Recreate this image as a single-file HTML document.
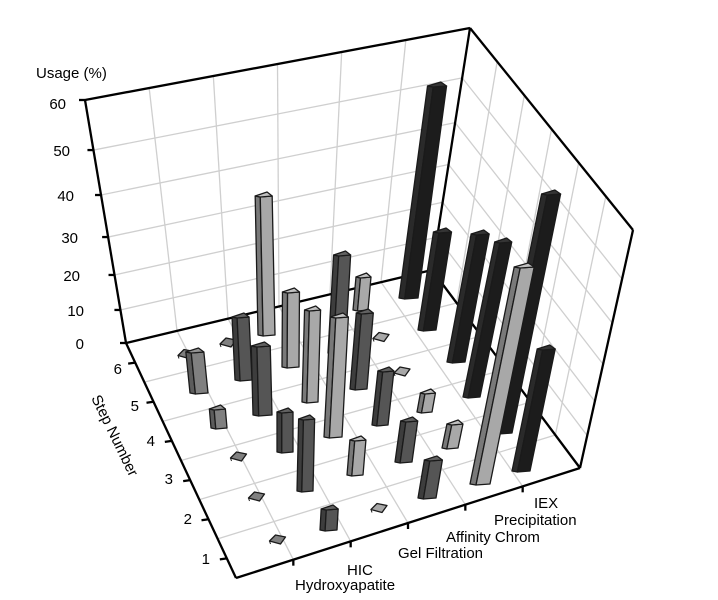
<!DOCTYPE html>
<html><head><meta charset="utf-8"><style>
body{margin:0;background:#fff;}
svg{display:block;font-family:"Liberation Sans",sans-serif;}
</style></head><body>
<svg id="s" width="718" height="600" viewBox="0 0 718 600" xmlns="http://www.w3.org/2000/svg">
<rect width="718" height="600" fill="#fff"/>
<g id="grid" stroke="#cfcfcf" stroke-width="1.3" fill="none"></g>
<g id="axes" stroke="#000" stroke-width="2.3" fill="none"></g>
<g id="bars"></g>
<g font-size="15" fill="#000">
<text x="36" y="78">Usage (%)</text>
<text x="66" y="109" text-anchor="end">60</text>
<text x="70" y="156" text-anchor="end">50</text>
<text x="74" y="201" text-anchor="end">40</text>
<text x="78" y="243" text-anchor="end">30</text>
<text x="80" y="281" text-anchor="end">20</text>
<text x="84" y="316" text-anchor="end">10</text>
<text x="84" y="349" text-anchor="end">0</text>
<text x="122" y="374" text-anchor="end">6</text>
<text x="139" y="411" text-anchor="end">5</text>
<text x="155" y="446" text-anchor="end">4</text>
<text x="173" y="484" text-anchor="end">3</text>
<text x="192" y="524" text-anchor="end">2</text>
<text x="210" y="564" text-anchor="end">1</text>
<text x="0" y="0" transform="translate(91,398) rotate(64)">Step Number</text>
<text x="534" y="508">IEX</text>
<text x="494" y="525">Precipitation</text>
<text x="446" y="542">Affinity Chrom</text>
<text x="398" y="558">Gel Filtration</text>
<text x="347" y="575">HIC</text>
<text x="295" y="590">Hydroxyapatite</text>
</g>
</svg>
<script>
var NS="http://www.w3.org/2000/svg";
function el(p,t,a){var e=document.createElementNS(NS,t);for(var k in a)e.setAttribute(k,a[k]);p.appendChild(e);return e;}
var A=[126,343],B=[432,270],C=[580,468],D=[236,578];
var At=[85,100],Bt=[470,28],Ct=[633,230];
var F=[0,0.136,0.28,0.436,0.609,0.794,1];
function L(p,q,t){return [p[0]+(q[0]-p[0])*t,p[1]+(q[1]-p[1])*t];}
var g=document.getElementById('grid');
function line(g,p,q){el(g,'line',{x1:p[0],y1:p[1],x2:q[0],y2:q[1]});}
for(var i=1;i<7;i++){var a=L(A,At,F[i]),b=L(B,Bt,F[i]),c=L(C,Ct,F[i]);line(g,a,b);line(g,b,c);}
for(var i=1;i<6;i++){var t=i/6;line(g,L(A,B,t),L(At,Bt,t));line(g,L(B,C,t),L(Bt,Ct,t));}
for(var i=1;i<6;i++){var t=i/6;line(g,L(D,C,t),L(A,B,t));line(g,L(D,A,t),L(C,B,t));}
var ax=document.getElementById('axes');
[[A,At],[At,Bt],[Bt,Ct],[Ct,C],[C,D],[D,A],[A,B],[B,C],[B,Bt]].forEach(function(s){line(ax,s[0],s[1]);});
for(var i=0;i<7;i++){var p=L(A,At,F[i]);line(ax,[p[0]-6,p[1]],p);}
for(var i=0;i<6;i++){var p=L(D,A,(i+0.5)/6);line(ax,[p[0]-7,p[1]+1],p);}
for(var i=1;i<6;i++){var p=L(D,C,i/6);line(ax,p,[p[0],p[1]+6]);}
var LG='#a8a8a8',MG='#808080',DG='#555555',BK='#1c1c1c';
var bars=[
[180,192,351,358,MG],[222,234,340,346,MG],
[235,252,313,380,DG],[258,275,192,335,LG],[282,299,288,367,LG],[328,345,251,353,DG],[353,368,273,310,LG],[399,418,82,298,BK],
[190,208,348,393,MG],[253,272,342,415,DG],[302,318,306,402,LG],[324,342,313,437,LG],[350,367,309,389,DG],[375,387,334,341,LG],[418,436,228,330,BK],
[211,227,405,428,MG],[277,293,408,452,DG],[372,388,367,425,DG],[396,408,369,375,LG],[417,432,389,412,LG],[447,465,230,362,BK],
[232,245,453,461,MG],[297,313,415,491,DG],[347,363,436,475,LG],[395,412,417,462,DG],[442,458,420,448,LG],[463,480,238,397,BK],[493,512,190,433,BK],
[250,263,493,501,MG],[320,337,505,530,DG],[373,385,505,512,LG],[418,436,456,498,DG],[470,490,263,484,LG],[512,530,345,471,BK],
[271,284,536,544,MG]
];
bars.sort(function(a,b){return a[3]-b[3];});
function shade(c,f){var n=parseInt(c.slice(1),16),r=(n>>16)&255,gg=(n>>8)&255,b=n&255;function m(v){return Math.max(0,Math.min(255,Math.round(v*f)));}return 'rgb('+m(r)+','+m(gg)+','+m(b)+')';}
var bg=document.getElementById('bars');
bars.forEach(function(b){
  var xl=b[0],xr=b[1],yt=b[2],yb=b[3],c=b[4];
  var st={stroke:'#1a1a1a','stroke-width':1.3,'stroke-linejoin':'round'};
  if(yb-yt<10){
    var cx=(xl+xr)/2,cy=(yt+yb)/2;
    var p=[[cx-8,cy+1],[cx-2,cy-5],[cx+8,cy-3],[cx+3,cy+4]];
    el(bg,'polygon',Object.assign({points:p.join(' '),fill:c},st));
    el(bg,'line',{x1:cx-8,y1:cy+1,x2:cx-7,y2:cy+4,stroke:'#1a1a1a','stroke-width':1});
    return;
  }
  var lean=Math.max(-0.17,Math.min(0.2,0.00107*((xl+xr)/2-285)));
  var dx=lean*(yb-yt);
  var w=xr-xl,s=Math.max(3,w*0.3);
  var cap=4;
  var p=[[xl,yb],[xl+s,yb+1],[xl+s+dx,yt+1+cap],[xl+dx,yt+cap]];
  el(bg,'polygon',Object.assign({points:p.join(' '),fill:shade(c,c==BK?1.5:0.72)},st));
  p=[[xl+s,yb+1],[xr,yb],[xr+dx,yt+cap],[xl+s+dx,yt+1+cap]];
  el(bg,'polygon',Object.assign({points:p.join(' '),fill:c},st));
  p=[[xl+dx,yt+cap],[xl+s+dx,yt+1+cap],[xr+dx,yt+cap],[xr-s+dx,yt]];
  el(bg,'polygon',Object.assign({points:p.join(' '),fill:shade(c,c==BK?1.9:1.15)},st));
});
</script>
</body></html>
▬▬▬▬▬▬▬▬▬▬
**Instruction:**
Quote the full listing above word for word; exclude every picture from the copy.

**Answer to the task:**
Recreate this image as a single-file HTML document.
<!DOCTYPE html>
<html><head><meta charset="utf-8"><style>
body{margin:0;background:#fff;}
svg{display:block;font-family:"Liberation Sans",sans-serif;}
</style></head><body>
<svg id="s" width="718" height="600" viewBox="0 0 718 600" xmlns="http://www.w3.org/2000/svg">
<rect width="718" height="600" fill="#fff"/>
<g id="grid" stroke="#cfcfcf" stroke-width="1.3" fill="none"></g>
<g id="axes" stroke="#000" stroke-width="2.3" fill="none"></g>
<g id="bars"></g>
<g font-size="15" fill="#000">
<text x="36" y="78">Usage (%)</text>
<text x="66" y="109" text-anchor="end">60</text>
<text x="70" y="156" text-anchor="end">50</text>
<text x="74" y="201" text-anchor="end">40</text>
<text x="78" y="243" text-anchor="end">30</text>
<text x="80" y="281" text-anchor="end">20</text>
<text x="84" y="316" text-anchor="end">10</text>
<text x="84" y="349" text-anchor="end">0</text>
<text x="122" y="374" text-anchor="end">6</text>
<text x="139" y="411" text-anchor="end">5</text>
<text x="155" y="446" text-anchor="end">4</text>
<text x="173" y="484" text-anchor="end">3</text>
<text x="192" y="524" text-anchor="end">2</text>
<text x="210" y="564" text-anchor="end">1</text>
<text x="0" y="0" transform="translate(91,398) rotate(64)">Step Number</text>
<text x="534" y="508">IEX</text>
<text x="494" y="525">Precipitation</text>
<text x="446" y="542">Affinity Chrom</text>
<text x="398" y="558">Gel Filtration</text>
<text x="347" y="575">HIC</text>
<text x="295" y="590">Hydroxyapatite</text>
</g>
</svg>
<script>
var NS="http://www.w3.org/2000/svg";
function el(p,t,a){var e=document.createElementNS(NS,t);for(var k in a)e.setAttribute(k,a[k]);p.appendChild(e);return e;}
var A=[126,343],B=[432,270],C=[580,468],D=[236,578];
var At=[85,100],Bt=[470,28],Ct=[633,230];
var F=[0,0.136,0.28,0.436,0.609,0.794,1];
function L(p,q,t){return [p[0]+(q[0]-p[0])*t,p[1]+(q[1]-p[1])*t];}
var g=document.getElementById('grid');
function line(g,p,q){el(g,'line',{x1:p[0],y1:p[1],x2:q[0],y2:q[1]});}
for(var i=1;i<7;i++){var a=L(A,At,F[i]),b=L(B,Bt,F[i]),c=L(C,Ct,F[i]);line(g,a,b);line(g,b,c);}
for(var i=1;i<6;i++){var t=i/6;line(g,L(A,B,t),L(At,Bt,t));line(g,L(B,C,t),L(Bt,Ct,t));}
for(var i=1;i<6;i++){var t=i/6;line(g,L(D,C,t),L(A,B,t));line(g,L(D,A,t),L(C,B,t));}
var ax=document.getElementById('axes');
[[A,At],[At,Bt],[Bt,Ct],[Ct,C],[C,D],[D,A],[A,B],[B,C],[B,Bt]].forEach(function(s){line(ax,s[0],s[1]);});
for(var i=0;i<7;i++){var p=L(A,At,F[i]);line(ax,[p[0]-6,p[1]],p);}
for(var i=0;i<6;i++){var p=L(D,A,(i+0.5)/6);line(ax,[p[0]-7,p[1]+1],p);}
for(var i=1;i<6;i++){var p=L(D,C,i/6);line(ax,p,[p[0],p[1]+6]);}
var LG='#a8a8a8',MG='#808080',DG='#555555',BK='#1c1c1c';
var bars=[
[180,192,351,358,MG],[222,234,340,346,MG],
[235,252,313,380,DG],[258,275,192,335,LG],[282,299,288,367,LG],[328,345,251,353,DG],[353,368,273,310,LG],[399,418,82,298,BK],
[190,208,348,393,MG],[253,272,342,415,DG],[302,318,306,402,LG],[324,342,313,437,LG],[350,367,309,389,DG],[375,387,334,341,LG],[418,436,228,330,BK],
[211,227,405,428,MG],[277,293,408,452,DG],[372,388,367,425,DG],[396,408,369,375,LG],[417,432,389,412,LG],[447,465,230,362,BK],
[232,245,453,461,MG],[297,313,415,491,DG],[347,363,436,475,LG],[395,412,417,462,DG],[442,458,420,448,LG],[463,480,238,397,BK],[493,512,190,433,BK],
[250,263,493,501,MG],[320,337,505,530,DG],[373,385,505,512,LG],[418,436,456,498,DG],[470,490,263,484,LG],[512,530,345,471,BK],
[271,284,536,544,MG]
];
bars.sort(function(a,b){return a[3]-b[3];});
function shade(c,f){var n=parseInt(c.slice(1),16),r=(n>>16)&255,gg=(n>>8)&255,b=n&255;function m(v){return Math.max(0,Math.min(255,Math.round(v*f)));}return 'rgb('+m(r)+','+m(gg)+','+m(b)+')';}
var bg=document.getElementById('bars');
bars.forEach(function(b){
  var xl=b[0],xr=b[1],yt=b[2],yb=b[3],c=b[4];
  var st={stroke:'#1a1a1a','stroke-width':1.3,'stroke-linejoin':'round'};
  if(yb-yt<10){
    var cx=(xl+xr)/2,cy=(yt+yb)/2;
    var p=[[cx-8,cy+1],[cx-2,cy-5],[cx+8,cy-3],[cx+3,cy+4]];
    el(bg,'polygon',Object.assign({points:p.join(' '),fill:c},st));
    el(bg,'line',{x1:cx-8,y1:cy+1,x2:cx-7,y2:cy+4,stroke:'#1a1a1a','stroke-width':1});
    return;
  }
  var lean=Math.max(-0.17,Math.min(0.2,0.00107*((xl+xr)/2-285)));
  var dx=lean*(yb-yt);
  var w=xr-xl,s=Math.max(3,w*0.3);
  var cap=4;
  var p=[[xl,yb],[xl+s,yb+1],[xl+s+dx,yt+1+cap],[xl+dx,yt+cap]];
  el(bg,'polygon',Object.assign({points:p.join(' '),fill:shade(c,c==BK?1.5:0.72)},st));
  p=[[xl+s,yb+1],[xr,yb],[xr+dx,yt+cap],[xl+s+dx,yt+1+cap]];
  el(bg,'polygon',Object.assign({points:p.join(' '),fill:c},st));
  p=[[xl+dx,yt+cap],[xl+s+dx,yt+1+cap],[xr+dx,yt+cap],[xr-s+dx,yt]];
  el(bg,'polygon',Object.assign({points:p.join(' '),fill:shade(c,c==BK?1.9:1.15)},st));
});
</script>
</body></html>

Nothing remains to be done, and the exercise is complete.